That is entirely different from what intel is implying, which is that the BIOS issues regarding windows 8 preventing other operating systems from running
I don't see anything in TFA to indicate that Intel is implying that. Perhaps you're inferring that, but I'm not sure what those "BIOS issues" are; if you mean "UEFI issues", that's part of Microsoft's requirements for UEFI-for-ARM, not UEFI-for-x86.
TFA doesn't say where the statements in question were made, but the picture accompanying the article makes it look as if it were an Intel presentation somewhere, and if I look for Intel presentations in San Francisco around this date, it suggests this was probably the San Francisco 2012 Intel Developer Forum.

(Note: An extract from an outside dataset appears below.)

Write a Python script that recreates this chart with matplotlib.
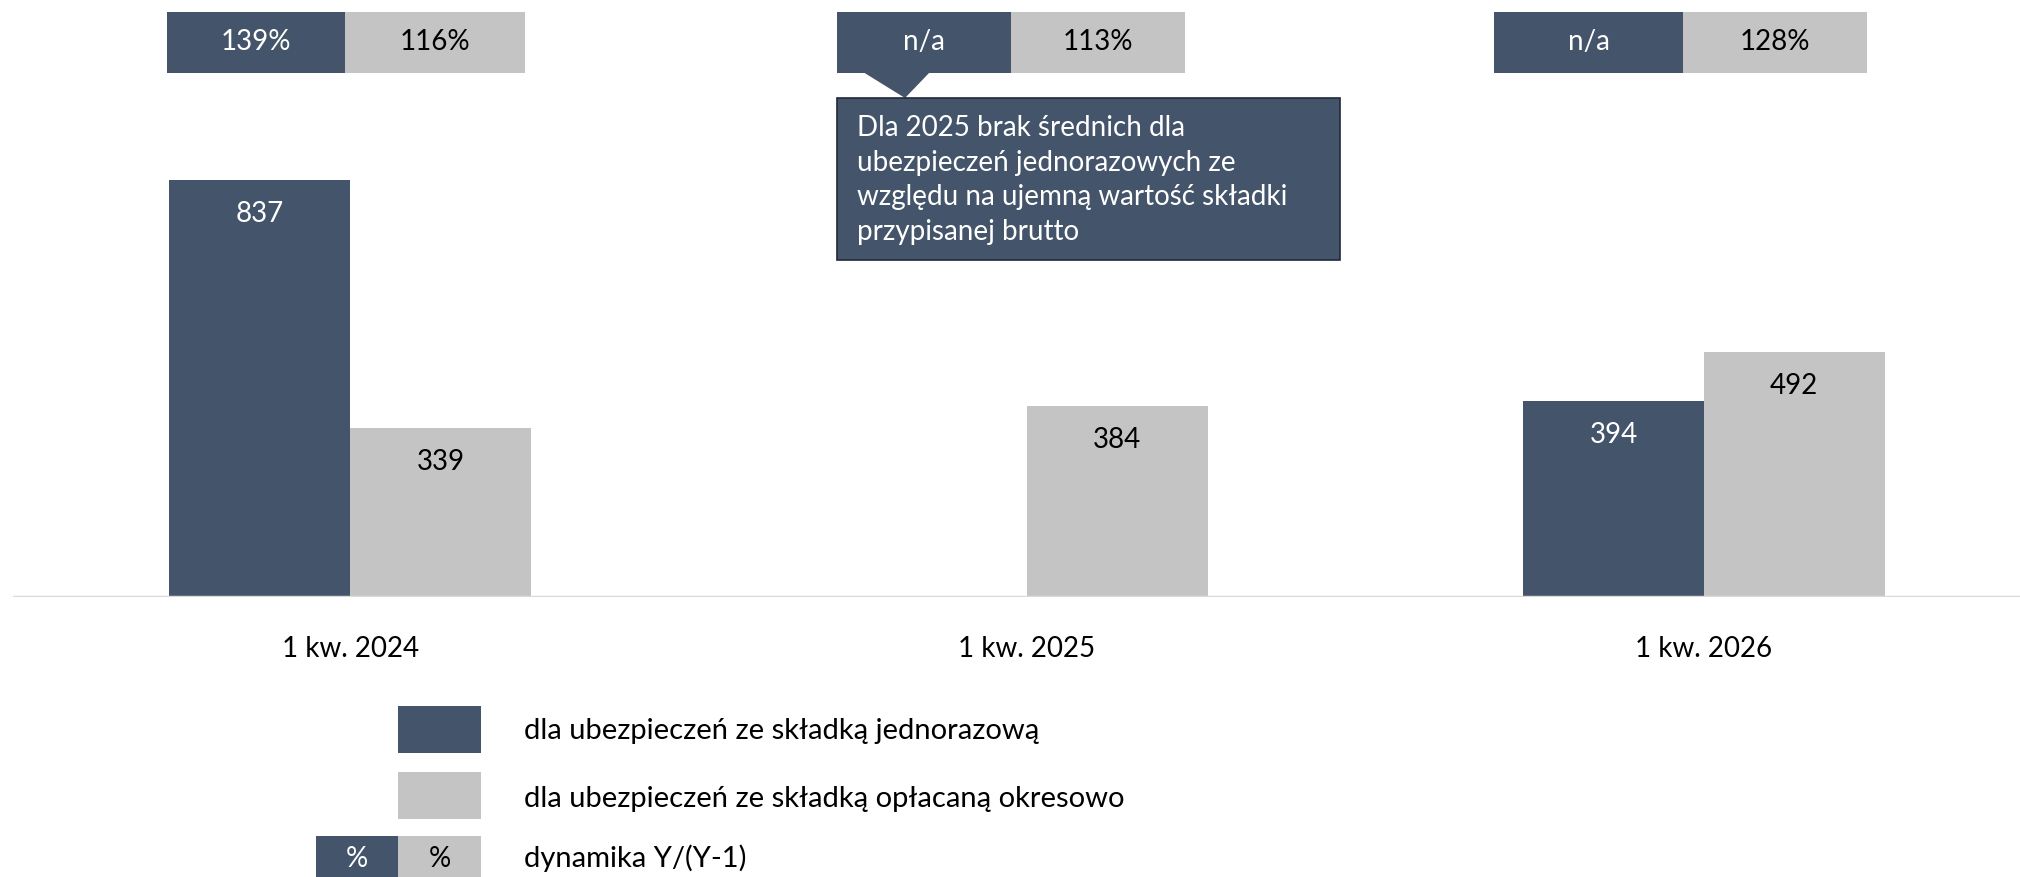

Given that, a little more searching found an Ars Technica item about this; it says
On September 11, Intel Architecture Group Executive Vice President David Perlmutter told IDF attendees in his keynote that the Clover Trail system-on-a-chip architecture was designed specifically for Windows 8 tablets and “convertibles.” In effect, Clover Trail is Intel’s effort to provide a full Windows 8 experience (including enterprise features missing from Windows RT) on devices competitive with ARM-based Windows 8 tablets.
To achieve that, Intel worked closely with Microsoft to instrument the chip to allow Windows 8 to control Clover Trail's advanced power management features, which support what Perlmutter called "always-on" functionality. It's that special sauce in Clover Trail that won't be supported for other operating systems, including Linux, likely in part because of Intel’s desire to keep those features close to the vest—and because of contractual obligations to Microsoft.
Still somewhat speculative ("likely in part because of..."), but a bit less handwaving than the Inquirer piece. Intel do have hardware features that they don't publicly document, and those power management features may fall into that category.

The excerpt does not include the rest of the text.